Redolent of the eighteenth-century aesthetician Immanuel Kant and his theories on the sublime, Klein’s monochromes court an intimation of the indefinable associated with the philosophical sublime and its integral attribute – Negative Capability. A term coined by the Romantic poet John Keats but entrenched in Kant’s work, Negative Capability gives expression to the essential human inability to conceive of the absolute; an overwhelming failure and intellectual malaise that itself possesses an essence of the sublime that escapes comprehension. In this regard, Klein considers his monochrome panels, not as direct sublime embodiments of the void, but as the closest possible witness of the inexpressible pictorial moment. As he famously wrote: “Painting is no longer for me a function of the eye. My works are only the ashes of my art” (Yves Klein, 'Yves The Monochrome 1960: Truth Becomes Reality' (1960) in: ibid., p. 185).

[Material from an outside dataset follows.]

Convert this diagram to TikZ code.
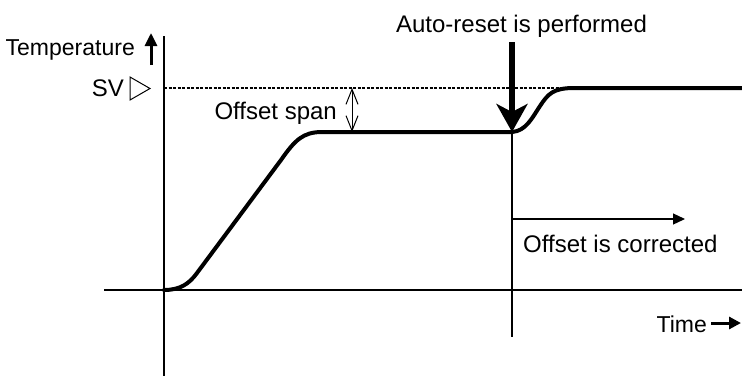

As worlds of pure colour, the IKB monochromes collapse the distinction between the imagination and the real world. Magnificently inventive yet rigorously intellectual, these astoundingly beautiful blue monochrome works – of which the present piece is a stand-out exemplar – embody the quintessential spirit of Klein’s truly revolutionary and philosophically rich aesthetic practice.